A agricultura vive um de seus momentos mais decisivos desde o início da civilização. A digitalização tem revolucionado práticas milenares, transformando o cotidiano de produtores em diferentes partes do mundo. No interior da Grécia, Dimitris, um olivicultor de quarta geração, é um exemplo claro dessa nova era: seu smartphone passou a ser uma ferramenta essencial para decisões que vão desde o controle de irrigação até o planejamento da colheita e o acesso ao mercado. Essa mudança, impulsionada pela conectividade, reflete um fenômeno global: a digitalização está se tornando uma aliada indispensável para um setor pressionado por mudanças climáticas, instabilidades econômicas e desafios na cadeia de abastecimento.
O avanço das tecnologias digitais surge como resposta à imprevisibilidade do clima, à escassez de insumos agrícolas e à crescente exigência por produtividade e sustentabilidade. A Organização das Nações Unidas para a Alimentação e Agricultura (FAO) destaca que a resiliência do setor passa, cada vez mais, pelo uso estratégico de ferramentas digitais.
Além de otimizar a produção, a revolução tecnológica no campo tem o potencial de corrigir desequilíbrios históricos. Durante décadas, produtores foram os que mais arriscaram e os que menos lucraram em uma cadeia dominada por intermediários e distribuidores. Agora, plataformas de venda direta possibilitam uma reconexão entre agricultores e consumidores finais, ampliando os ganhos dos produtores — em alguns casos, gerando até 40% mais receita ao eliminar atravessadores. Essa redistribuição de valor representa mais do que um ganho financeiro: é um caminho para viabilizar inovações, atrair novas gerações ao campo e garantir a continuidade da produção de alimentos.

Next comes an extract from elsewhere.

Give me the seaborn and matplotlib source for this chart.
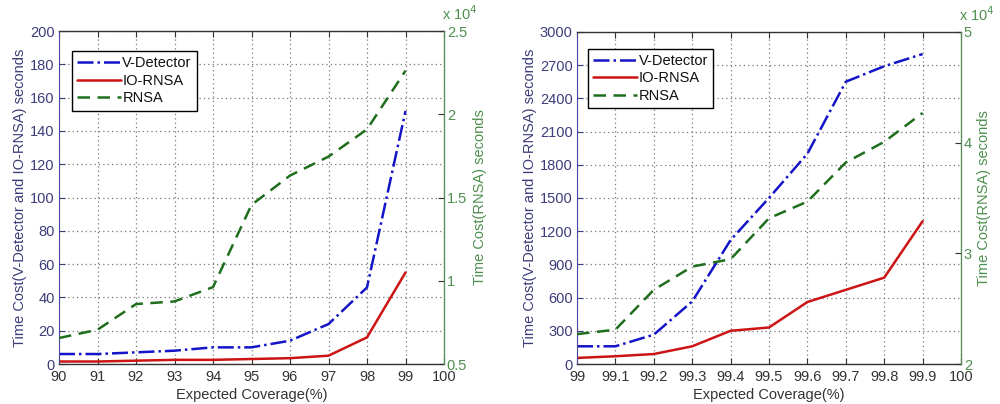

A digitalização também rompe com o isolamento histórico da atividade agrícola. Hoje, o conhecimento circula com agilidade: um pecuarista na Nova Zelândia pode compartilhar experiências com um criador na Argentina, enquanto um agricultor no Quênia acessa gratuitamente técnicas utilizadas na Europa. O compartilhamento de boas práticas, aliado a ferramentas de suporte remoto e informações atualizadas, eleva a qualidade da produção e encurta a distância entre o pequeno produtor e os centros consumidores.
No entanto, essa transição para o digital ainda encontra barreiras importantes. A exclusão digital persiste, especialmente em regiões remotas, onde a conectividade é precária e o custo da tecnologia segue sendo um impeditivo. Além disso, o letramento digital ainda é uma lacuna em muitos territórios rurais. Nesse cenário, a conectividade deve ser tratada como infraestrutura básica, assim como a água e a energia. A FAO reforça que sem internet no campo, o potencial transformador da tecnologia se esvai.
Soluções eficazes para esse desafio devem levar em conta as limitações locais. Plataformas que funcionam offline e oferecem funcionalidades escaláveis, conforme a estrutura disponível, tendem a ter maior adesão. Do mesmo modo, programas de capacitação digital, com foco em trocas intergeracionais, têm mostrado bons resultados: jovens conectados ajudam a integrar agricultores experientes ao universo digital, promovendo uma evolução sem abandonar o saber tradicional.
Para empresas e profissionais do setor AgTech, os aprendizados são claros. A tecnologia precisa ser intuitiva e desenhada a partir da realidade do campo. Quanto mais simples e funcional for a solução, maior será sua aceitação. Iniciativas que envolvem o agricultor desde o desenvolvimento da ferramenta geram mais engajamento e resultado. O foco, portanto, deve estar em ampliar a sustentabilidade, fortalecer o ecossistema produtivo e não apenas aumentar a produtividade individual.
A digitalização não representa apenas uma atualização técnica. Ela redefine papéis, valoriza o conhecimento local, dá voz ao produtor e prepara o setor para responder a crises ambientais e alimentar uma população crescente. A agricultura inteligente é, antes de tudo, uma agricultura conectada — com pessoas, ideias e soluções.